As he does so he not only evokes the grand themes of Easter, he vividly reveals the ancient, organic connections between many religious holidays of this time of year and nature’s cycles of fertility, decay, and regeneration.
At the same time, as Vigen Guroian remembers the aunts and uncles of his childhood, many of whom were survivors of the Armenian genocide of the early twentieth century, he finds a connection between the gardens they cherished and the human tenacity to insist on the possibility of new life and resurrection out of every disaster.
In closing this week, I offer a handful of readings from Vigen Guroian as meditations on ancient, sometimes hidden themes of this religious season that even the most devout of moderns might easily forget — exiled as so many of us are, by culture, from gardens.
From the essay “On Leaving the Garden” in The Fragrance of God:
“I have said on occasion that I think gardening is nearer to godliness than theology. … True gardeners are both iconographers and theologians insofar as these activities are the fruit of prayer ‘without ceasing.’ Likewise, true gardeners never cease to garden, not even in their sleep, because gardening is not just something they do. It is how they live.”

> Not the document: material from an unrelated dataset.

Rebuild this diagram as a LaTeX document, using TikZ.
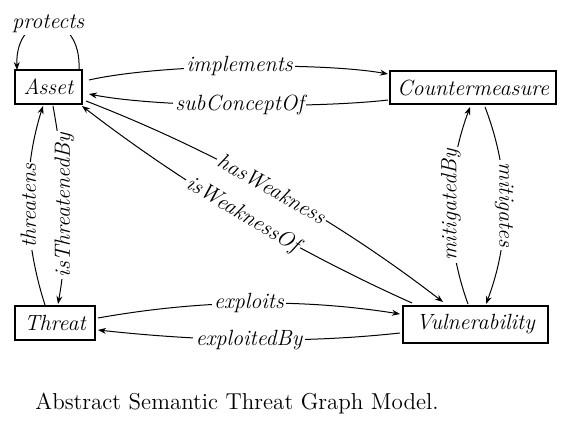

From the opening chapter of “On Leaving the Garden” in The Fragrance of God:
“In the Christian religion, sight has frequently been proffered as a metaphor for the experience of God. The medieval theologians spoke of the ‘vision of God’ as the summum bonum, the highest good of the Christian life. They singled out sight as the ‘mystical’ sense, the one that draws us deepest into communion with God. Dare I contend with souls so wise? For I have a notion that smell, not sight, is the most mystical sense. The garden has persuaded me of this.”
And, an excerpt from “Lenten Spring” in Inheriting Paradise:
“Lilies and hyacinths signify the resurrection, and I can understand why. But I have a pair of turtles that plant themselves in my garden each fall like two gigantic seeds and rise on Easter with earthen crowns upon their humbled heads. With the women at the tomb, I marvel.”